Team Liquid’s 2018 spring title and dominion over the summer split has had a curious side effect of erasing the fact that it was 100 Thieves who took the top spot in the regular season of 2018 NA LCS Spring. That summer, they finished third with top laner Kim “Ssumday” Chan-ho firmly in the discussion for summer MVP. That roster was already good. After a disastrous worlds 2018 appearance, swaps of mid laner Huhi and AD Carry Bae “Bang” Jun-sik for Yoo “Ryu” Sang-wook and Cody “Cody Sun” Sun, respectively, were both perceived upgrades. This was a roster that was to surpass what the 2018 Thieves had accomplished and make the bad taste from the worlds appearance disappear.

On paper, this was an even better roster.

In practice, it has been significantly worse.

After another 0-2 week, playoffs are still possible but seem like a distant dream for a 4-10 team.
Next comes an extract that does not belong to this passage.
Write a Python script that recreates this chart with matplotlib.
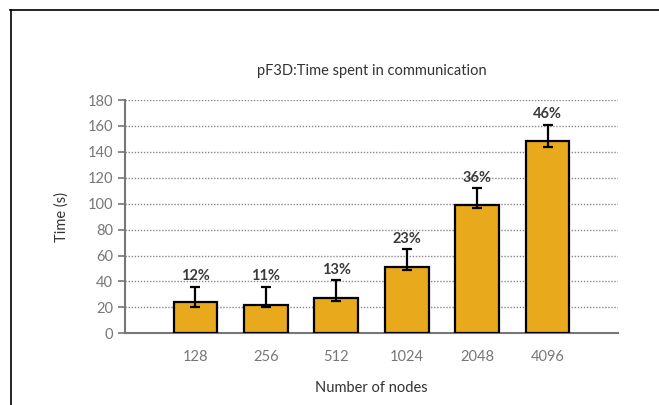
import matplotlib.pyplot as plt
import numpy as np
from matplotlib.lines import Line2D

# data
nodes = ["128", "256", "512", "1024", "2048", "4096"]
times = [24, 22, 27, 51, 99, 148]
err_low = [20, 20, 25, 49, 97, 144]
err_high = [36, 36, 41, 65, 112, 161]
percents = ["12%", "11%", "13%", "23%", "36%", "46%"]

plt.rcParams['font.family'] = ['Lato', 'DejaVu Sans']

fig = plt.figure(figsize=(6.59, 4.05), dpi=100)
ax = fig.add_axes([125 / 659, 1 - 333.3 / 405, 493 / 659, 233.3 / 405])

x = np.arange(len(nodes))
t = np.array(times)
yerr = [t - np.array(err_low), np.array(err_high) - t]

ax.bar(x, times, width=0.62, color="#E8A91D", edgecolor="black",
       linewidth=1.6, zorder=3)
ax.errorbar(x, times, yerr=yerr, fmt="none", ecolor="black", elinewidth=1.6,
            capsize=3.5, capthick=1.6, zorder=4)

for xi, hi, p in zip(x, err_high, percents):
    ax.text(xi, hi + 2.5, p, ha="center", va="bottom", fontsize=10.5,
            color="#3a3a3a", fontweight="bold")

ax.set_xlim(-1, 6)
ax.set_ylim(0, 180)
ax.set_yticks(range(0, 181, 20))
ax.set_xticks(x)
ax.set_xticklabels(nodes)
ax.yaxis.grid(True, linestyle=(0, (1, 1.2)), color="#888888", linewidth=1.0)
ax.set_axisbelow(True)

for side in ["top", "right"]:
    ax.spines[side].set_visible(False)
ax.spines["left"].set_color("#777777")
ax.spines["bottom"].set_color("#777777")
ax.spines["left"].set_linewidth(1.5)
ax.spines["bottom"].set_linewidth(1.5)
ax.tick_params(axis="y", colors="#777777", labelsize=10.5, length=5, width=1.2)
ax.tick_params(axis="x", colors="#777777", labelsize=10.5, length=0, pad=12)

ax.set_title("pF3D:Time spent in communication", fontsize=10.5, color="#333333", pad=18)
ax.set_xlabel("Number of nodes", fontsize=10.5, color="#333333", labelpad=12)
ax.set_ylabel("Time (s)", fontsize=10.5, color="#333333", labelpad=14)

# outer frame (cropped screenshot: only top and left edges visible)
fig.add_artist(Line2D([10 / 659, 1], [1 - 9.5 / 405] * 2, color="black", linewidth=1.2))
fig.add_artist(Line2D([10.5 / 659] * 2, [0, 1 - 9.5 / 405], color="black", linewidth=1.2))

fig.savefig("out.png", dpi=100)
With all remaining matchups against fellow bubble teams, the Thieves are still firmly in control of their own destiny. Yet, even when they’ve seemed in control, wins have slipped through their fingers. Between every match, intense media and community scrutiny appeared ranging from valid critiques of their poor performances to personal attacks and presumptions about the team environment. No NA team has been under this intense of a microscope since the 2016 NA LCS Spring days of Bora “YellOwStaR” Kim on Team SoloMid.

“The team environment when I came in was definitely very serious, but I’d say I was pretty surprised with how scrims were going because the difference between their stage performance and scrim performance is massive,” Soligo said. “They’re actually doing really well in scrims. So I figured that the main problem was how they translated it to stage.”
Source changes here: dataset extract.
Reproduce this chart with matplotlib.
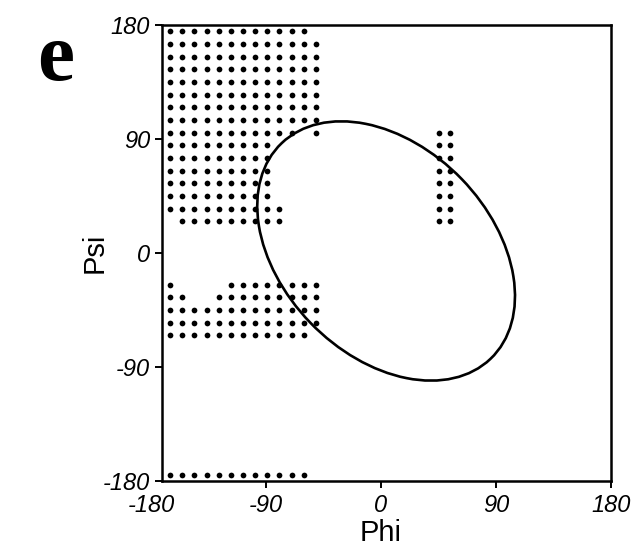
import matplotlib
matplotlib.use("Agg")
import matplotlib.pyplot as plt
from matplotlib.patches import Ellipse
import numpy as np

plt.rcParams["font.family"] = ["Liberation Sans", "DejaVu Sans"]

# phi positions of the grid columns in the left block
LEFT_PHI = [-165, -155.5, -146, -136.5, -127, -117.5, -108, -98.5, -89, -79.5, -70, -60.5, -51]

# psi of each row and which columns are filled ("1" = point)
ROW_PSI = [175, 165, 155, 145, 135, 125, 115, 105, 95, 85, 75, 65, 55, 45, 35, 25,
           -25, -35, -45, -55, -65, -175]
ROW_MASK = [
    "111111111111.",
    "1111111111111",
    "1111111111111",
    "1111111111111",
    "1111111111111",
    "1111111111111",
    "1111111111111",
    "1111111111111",
    "11111111111.1",
    "111111111....",
    "111111111....",
    "111111111....",
    "111111111....",
    "111111111....",
    "1111111111...",
    ".111111111...",
    "1....11111111",
    "11..111111111",
    "1111111111111",
    "1111111111111",
    "111111111111.",
    "111111111111.",
]

# small block right of zero
RIGHT_PHI = [45, 54]
RIGHT_PSI = [95, 85, 75, 65, 55, 45, 35, 25]

# ellipse outline
ELL_CENTER = (4, 1.6)
ELL_WIDTH = 236
ELL_HEIGHT = 164
ELL_ANGLE = -46.2

TICKS = [-180, -90, 0, 90, 180]
Y_AXIS_AT = -171


def main():
    fig = plt.figure(figsize=(6.41, 5.59), dpi=100)
    ax = fig.add_axes([151 / 641, 78 / 559, 460 / 641, 456 / 559])

    px, py = [], []
    for psi, mask in zip(ROW_PSI, ROW_MASK):
        for phi, m in zip(LEFT_PHI, mask):
            if m == "1":
                px.append(phi)
                py.append(psi)
    for psi in RIGHT_PSI:
        for phi in RIGHT_PHI:
            px.append(phi)
            py.append(psi)
    ax.scatter(px, py, s=17, c="black", marker="o", linewidths=0, zorder=2)

    ell = Ellipse(ELL_CENTER, ELL_WIDTH, ELL_HEIGHT, angle=ELL_ANGLE,
                  fill=False, edgecolor="black", linewidth=1.9, zorder=3)
    ax.add_patch(ell)

    # box: y axis pulled in a little from -180
    for side in ["left", "right", "top", "bottom"]:
        ax.spines[side].set_linewidth(1.8)
    ax.spines["left"].set_position(("data", Y_AXIS_AT))
    ax.spines["top"].set_bounds(Y_AXIS_AT, 180)
    ax.spines["bottom"].set_bounds(Y_AXIS_AT, 180)

    ax.set_xlim(-180, 180)
    ax.set_ylim(-180, 180)
    ax.set_xticks(TICKS)
    ax.set_yticks(TICKS)
    ax.set_xticklabels([str(t) for t in TICKS], fontsize=17, style="italic")
    ax.set_yticklabels([str(t) for t in TICKS], fontsize=17, style="italic")
    ax.tick_params(direction="out", length=5, width=1.4, pad=4)
    ax.xaxis.get_major_ticks()[0].tick1line.set_visible(False)

    ax.set_xlabel("Phi", fontsize=21, labelpad=2)
    ax.set_ylabel("Psi", fontsize=21)
    ax.yaxis.set_label_coords(-0.093, 0.5)

    fig.text(37 / 641, 1 - 80 / 559, "e", fontsize=60, fontweight="bold",
             family="Liberation Serif", ha="left", va="baseline")

    fig.savefig("out.png", dpi=100)


if __name__ == "__main__":
    main()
“I still think we could have taken more risks, but I think overall the performance was a lot better this week,” he added.

Soligo’s assessment of 100 Thieves’ scrims have been repeated by pro players from other LCS teams when opponents ask the inevitable: Why is a team with so many talented players on it performing so poorly?
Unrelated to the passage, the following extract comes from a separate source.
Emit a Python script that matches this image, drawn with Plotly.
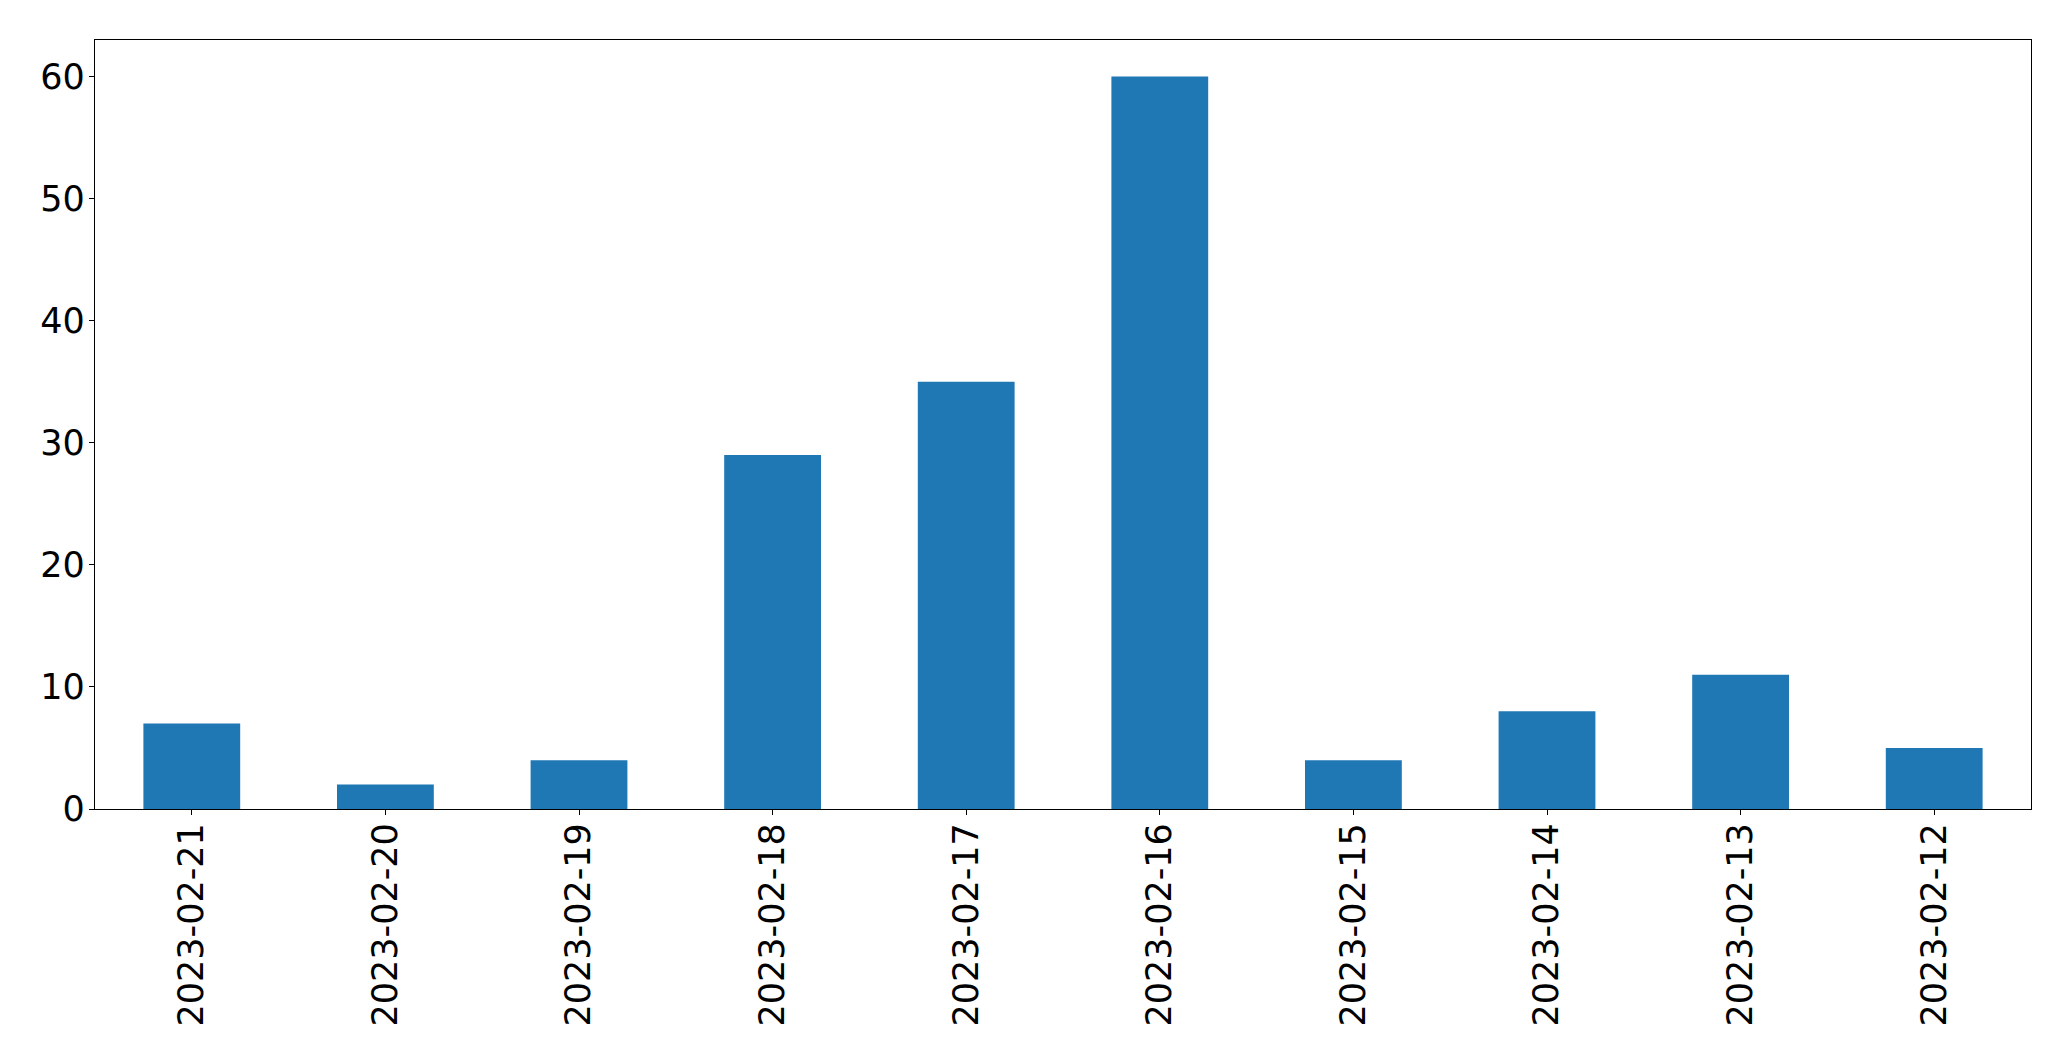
import plotly.graph_objects as go

dates = ["2023-02-21", "2023-02-20", "2023-02-19", "2023-02-18", "2023-02-17",
         "2023-02-16", "2023-02-15", "2023-02-14", "2023-02-13", "2023-02-12"]
counts = [7, 2, 4, 29, 35, 60, 4, 8, 11, 5]
y_ticks = [0, 10, 20, 30, 40, 50, 60]

fig = go.Figure(go.Bar(x=dates, y=counts, width=0.5, marker=dict(color="#1f77b4", line=dict(width=0))))

axis_common = dict(showline=True, mirror=True, linecolor="black", linewidth=1.3,
                   ticks="outside", ticklen=5, tickwidth=1.3, tickcolor="black",
                   showgrid=False, zeroline=False,
                   tickfont=dict(family="DejaVu Sans", size=35, color="black"))

fig.update_xaxes(type="category", range=[-0.5, 9.5], tickangle=-90, ticklabelstandoff=-6, **axis_common)
fig.update_yaxes(range=[0, 63], tickvals=y_ticks, ticklabelstandoff=-3, **axis_common)

fig.update_layout(width=2063, height=1053, plot_bgcolor="white", paper_bgcolor="white",
                  margin=dict(l=86.5, r=40, t=31.5, b=252, autoexpand=False), showlegend=False)

fig.write_html("out.html")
This scrim-to-stage problem is repeated at least once a split. Last summer, it was Cloud9’s turn after initially benching Nicolaj “Jensen” Jensen, Zachary “Sneaky” Scuderi and Andy “Smoothie” Ta. North America as an LCS region has a risk-averse playstyle that frequently trends toward scaling 5-on-5 teamfighting. NA teams often struggle with bringing the decisiveness and aggressiveness shown in scrims to the LCS stage. This 100 Thieves team has yet to find a way around this particular hurdle.

“The team atmosphere is just the same as it always has been, even coming from last split,” 100T support Zaqueri “aphromoo” Black said. “We’re all pretty quiet in general. When we scrim or just hang out we’re pretty chill. When it comes to improvement and progression in game that’s where we can get a little slow I suppose. Maybe that’s a byproduct of how everybody is, we’re all pretty quiet. I think it’s not too different, having Soligo or Huhi on the team, team chemistry-wise.”

“There’s definitely a huge shift in environment from academy to LCS,” Soligo said. “I think part of it is by circumstance with how the main team is performing right now. But in general, LCS is a lot more serious.”

“Going forward we have to win every single game to make playoffs,” aphromoo said. “I think I’m going to try to do a lot more focus on laning phase and getting Bang ahead, like today we got ahead of Sneaky, blew his flash a few times. I think we’re going to try that same style going forward. And then once we get to mid- and late game.”

He paused. In that moment, several teamfights from their close loss to Cloud9 likely ran through his head. He sighed.

“I’m just going to push myself to exhaustion to make sure that we’re all on the same page, doing the same plays, no matter what.”